Sunday, 29 November 2015

Siena, day two: Jesus' Inner Chianti - Would You Like Fava Beans With That?

Siena, Italy (Siena, Italia)
With just one day left in Siena, we made the most of the Via di Città. 
Requiring coffee and pastries, we breakfasted at Nannini. It was immensely popular, having a huge line and nowhere to sit, so we ate our tasty morsels at a standing table. Not quite full enough from our cornettos and cappuccinos, we also sampled the local almond biscuit Ricciarelli di Siena (mmmm). 
As OPA passes are valid to be used for three consecutive days, on our second day we visited the sights we handn't yet seen. Entering the Battistero di San Giovanni, we were awed by the ornate decoration. It seemed almost more impressive than the duomo, as the ornamentation was condensed tightly into a smaller space, whereas inside the cathedral everything was massive and spread out. In the centre of the battistero was the basin in which babies are dunked headfirst, and directly behind that was a painting portraying Jesus pouring some water over himself. Yannick assumed that the painting was showing the story of Jesus inventing baptism, and that's why the priest next to him looked so confounded. 
Much of our time in the baptistery was spent angling the mirrors provided to visitors in an attempt to create interesting photos. We got there in the end!
One painting in particular that drew Yannick's attention was the above, in which some dude probably becomes a saint.
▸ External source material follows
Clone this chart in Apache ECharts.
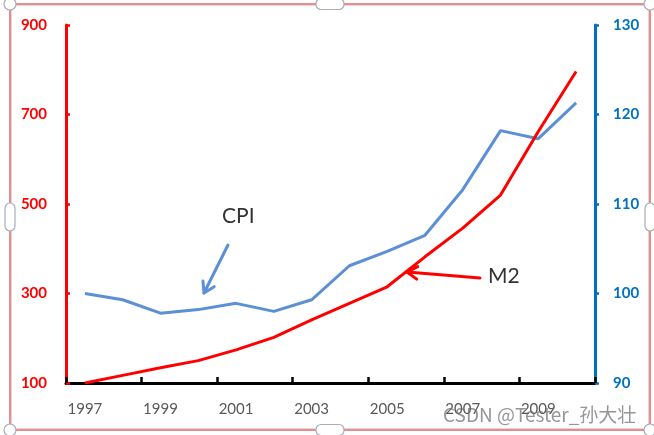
<!DOCTYPE html>
<html><head><meta charset="utf-8">
<script src="https://cdn.jsdelivr.net/npm/echarts@6/dist/echarts.min.js"></script>
<style>html,body{margin:0;padding:0;background:#fff}#c{width:654px;height:435px}</style>
</head><body><div id="c"></div>
<script>
const years = ['1997','1998','1999','2000','2001','2002','2003','2004','2005','2006','2007','2008','2009','2010'];
const m2 = [100, 117, 134, 150, 174, 202, 241, 278, 315, 382, 446, 520, 662, 796];
const cpi = [100.0, 99.3, 97.8, 98.2, 98.9, 98.0, 99.3, 103.1, 104.7, 106.5, 111.6, 118.2, 117.3, 121.3];
const leftTicks = [100, 300, 500, 700, 900];
const rightTicks = [90, 100, 110, 120, 130];

const FONT = 'Lato, "Open Sans", sans-serif';
const chart = echarts.init(document.getElementById('c'), null, {renderer:'canvas'});

function arrow(x1,y1,x2,y2,color){
  const ang = Math.atan2(y2-y1, x2-x1);
  const L = 12, a = 0.55;
  const p1 = [x2 - L*Math.cos(ang - a), y2 - L*Math.sin(ang - a)];
  const p2 = [x2 - L*Math.cos(ang + a), y2 - L*Math.sin(ang + a)];
  return [
    {type:'line', shape:{x1,y1,x2,y2}, style:{stroke:color, lineWidth:3, lineCap:'round'}},
    {type:'polyline', shape:{points:[p1,[x2,y2],p2]}, style:{stroke:color, fill:null, lineWidth:3, lineCap:'round', lineJoin:'round'}}
  ];
}
function handle(cx,cy,w,h,r){
  return {type:'rect', shape:{x:cx-w/2, y:cy-h/2, width:w, height:h, r:r}, style:{fill:'#fff', stroke:'#a8aeb8', lineWidth:1.2}, z:200};
}

const graphics = [
  {type:'rect', shape:{x:10, y:4, width:640, height:426}, style:{fill:null, stroke:'#e09090', lineWidth:2}, z:150},
  {type:'rect', shape:{x:11.5, y:5.5, width:637, height:423}, style:{fill:null, stroke:'#f4d0d0', lineWidth:1}, z:150},
  handle(10,4,12,12,6), handle(650,4,12,12,6), handle(10,430,12,12,6), handle(650,430,12,12,6),
  handle(330,4,28,11,5), handle(330,430,28,11,5), handle(10,217,10,28,5), handle(650,217,10,28,5),
  ...arrow(228,245,204,293,'#5b8fd6'),
  ...arrow(480,278,407,272,'#ff0000'),
  {type:'text', left:222, top:206, style:{text:'CPI', font:'21px '+FONT, fill:'#333'}},
  {type:'text', left:488, top:266, style:{text:'M2', font:'21px '+FONT, fill:'#333'}},
  {type:'text', left:443, top:405, style:{text:'CSDN @Tester_孙大壮', font:'19px "Noto Sans CJK SC", "Noto Sans", sans-serif', fill:'rgba(110,110,110,0.72)'}, z:300}
];

chart.setOption({
  animation:false,
  backgroundColor:'#fff',
  grid:{left:66, right:59, top:25, bottom:52, containLabel:false},
  xAxis:{
    type:'category', data:years, boundaryGap:true,
    axisLine:{lineStyle:{color:'#000', width:3}},
    axisTick:{show:true, inside:true, length:6, interval:1, lineStyle:{color:'#000', width:2.5}},
    axisLabel:{interval:1, margin:19, color:'#595959', fontSize:15, fontFamily:FONT},
    splitLine:{show:false}
  },
  yAxis:[
    {type:'value', min:100, max:900, position:'left',
     axisLine:{show:true, lineStyle:{color:'#ff0000', width:3}},
     axisTick:{show:true, inside:true, length:4, customValues:leftTicks, lineStyle:{color:'#ff0000', width:2.5}},
     axisLabel:{customValues:leftTicks, margin:19, color:'#ff0000', fontWeight:'bold', fontSize:15, fontFamily:FONT},
     splitLine:{show:false}},
    {type:'value', min:90, max:130, interval:10, position:'right',
     axisLine:{show:true, lineStyle:{color:'#0070c0', width:3}},
     axisTick:{show:true, inside:false, length:4, lineStyle:{color:'#0070c0', width:2.5}},
     axisLabel:{margin:18, color:'#0070c0', fontWeight:'bold', fontSize:15, fontFamily:FONT},
     splitLine:{show:false}}
  ],
  series:[
    {name:'CPI', type:'line', yAxisIndex:1, data:cpi, symbol:'none', lineStyle:{color:'#5b8fd6', width:3}, z:3},
    {name:'M2', type:'line', yAxisIndex:0, data:m2, symbol:'none', lineStyle:{color:'#ff0000', width:3}, z:4}
  ],
  graphic:graphics
});
</script></body></html>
What my ever immaginitive parter saw, however, was a dove beaming down a lychee to an elderly gentleman, who welcomed it with suitably agape mouth. 
Down a flight of stairs we visited the cripta, which was amazingly only discovered in 1999. It's situated right under the duomo's pulpit and boasts paintings from the 1200's (these aren't frescoes, but rather 'dry paintings' - a fresco is paint applied to wet plaster). They illustrate scenes from the messiah's life, death, rebirth and...death again? Many were in unbelievably good shape, probably because they had been forgotten for so long. 
One particularly weird part of the crypt was a kind of temporary exhibition showing a painting in which Saint Catherine of Siena is "drinking the blood from Christ's wound". Um, what?! Yes. Apparently the blood holds a source of salvation, so at the request of Jesus she starts suckling away from his corpse's ichor. I cannot fathom how people think this is not some cult-like behaviour. Seriously, wtf Jesus. 
Needing to be "nourished by love" ourselves, we returned to Pizzicheria di Miccoli for a repeat on the sandwich awesomeness of the day before and saw that other customers had ordered wine to go with their panini. (We also saw that some had ordered antipasto platters with a variety of cured meats and cheeses, but the quantities were enormous! With the relatively high prices (~€8 for a sandwich, much more for a platter), we would settle with bead stuffed with cheese and salami). Our sandwich was a bit more expensive than the day before, as you pay for the weight of cheese and meat inside, and our moustachioed vendor explained (in a stereotypical Italian accent) "I made you a big one!"  
We enjoyed our large sandwich with a small bottle of Chianti while standing outside the shop. With no tables whatsoever, lunchgoers either take their food away with them or are given wooden boards placed upon barrels at the shopfront. Standing there nomming, we made a great advertisement to passersby who may have been looking for a lunchtime panino and tipple. We were also under the close eye of a boar's head wearing spectacles - that's the kind of place di Miccoli is! A bit quirky, but overwhelmingly in favour of all manner of meats. (Also note my scarf - this was the pesky runaway who I recaptured the day before.)
Full to bursting, we needed to wait a while before dessert (gelato!). We sat on the Campo for a time, though it was much cloudier than the day before and a wind made the usually sun-soaked bricks unfavourably cool. Wanting to breathe warmth back into our legs, we wandered into the courtyard of the Palazzo Chigi-Saracini, which dates back to the twelfth century and contains a sweet well. 
This moody photo we snapped of the duomo shows just how cloudy it was. Luckily it didn't rain, but I definitely required that errant scarf in order to stay warm!
Once our bellies had enough space, we visited what could now be referred to as our usual stomping ground: Venchi. This time around we opted for sorbets and fruit-based gelatos to test out their skills - were they only good at making the chocolate-based flavours, as that is their main product? Nope! Their sorbets were excellent, proving to us that Venchi (though a prevalent chain) were damn fine gelartisans. Yes, I made that word up. What of it?!
The last sight on our OPA pass was the Oratory of San Bernardino, where we took in a cornucopia of Madonna del Latte paintings, in which the Virgin Mary breast feeds 'our lord and saviour'. It was so bizarre! And the artists clearly had never seen a naked woman before, as quite often the breast in question was emerging from the centre of her chest, and was altogether too close to her neck to be anatomically realistic. 
Outside on the piazza, we were treated to an art installation of several obese women in various poses. I suppose it ain't over til the fat lady sings. As the piazza is shared with the University of Siena, we theorised that it may be a student's doing. 
So, did I prefer Siena or Florence? Well, it's too early to say. You'll have to stay tuned for my Florence posts. 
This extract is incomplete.